Observation of scale invariance and universality in two-dimensional Bose gases

The collective behaviour of a many-body system near a continuous phase transition is insensitive to the details of its microscopic physics; for example, thermodynamic observables follow generalized scaling laws near the phase transition(1). The Berezinskii-Kosterlitz-Thouless (BKT) phase transition(2,3) in two-dimensional Bose gases presents a particularly interesting case because the marginal dimensionality and intrinsic scaling symmetry(4) result in a broad fluctuation regime and an extended range of universal scaling behaviour.
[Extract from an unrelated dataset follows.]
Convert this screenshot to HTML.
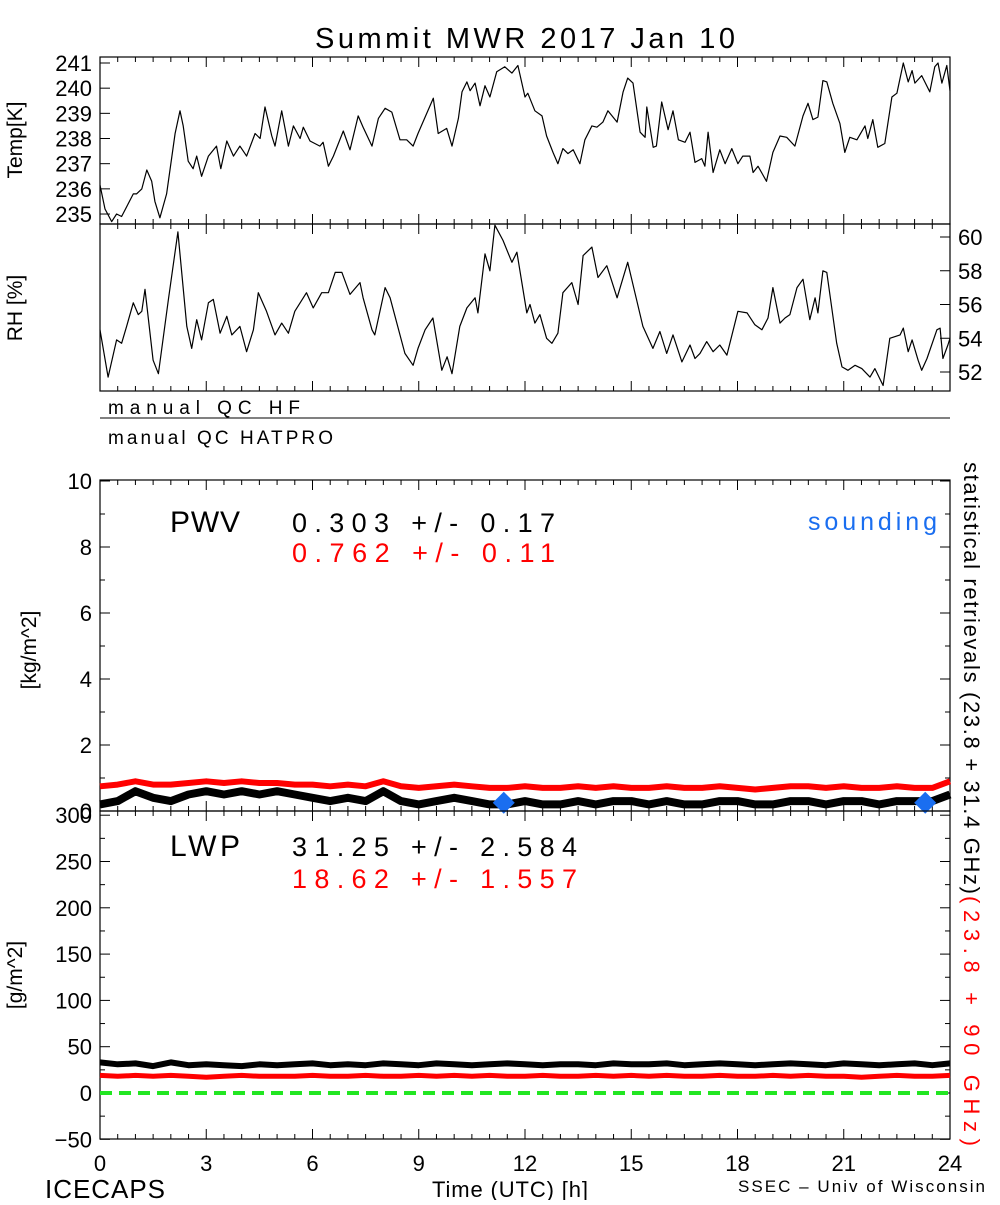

Studies of the BKT transition in cold atoms have stimulated great interest in recent years(5-10), but a clear demonstration of critical behaviour near the phase transition has remained elusive. Here we report in situ density and density-fluctuation measurements of two-dimensional Bose gases of caesium at different temperatures and interaction strengths, observing scale-invariant, universal behaviours. The extracted thermodynamic functions confirm the existence of a wide universal region near the BKT phase transition, and provide a sensitive test of the universality predicted by classical-field theory(11,12) and quantum Monte Carlo calculations(13). Our experimental results provide evidence for growing density-density correlations in the fluctuation region, and call for further explorations of universal phenomena in classical and quantum critical physics.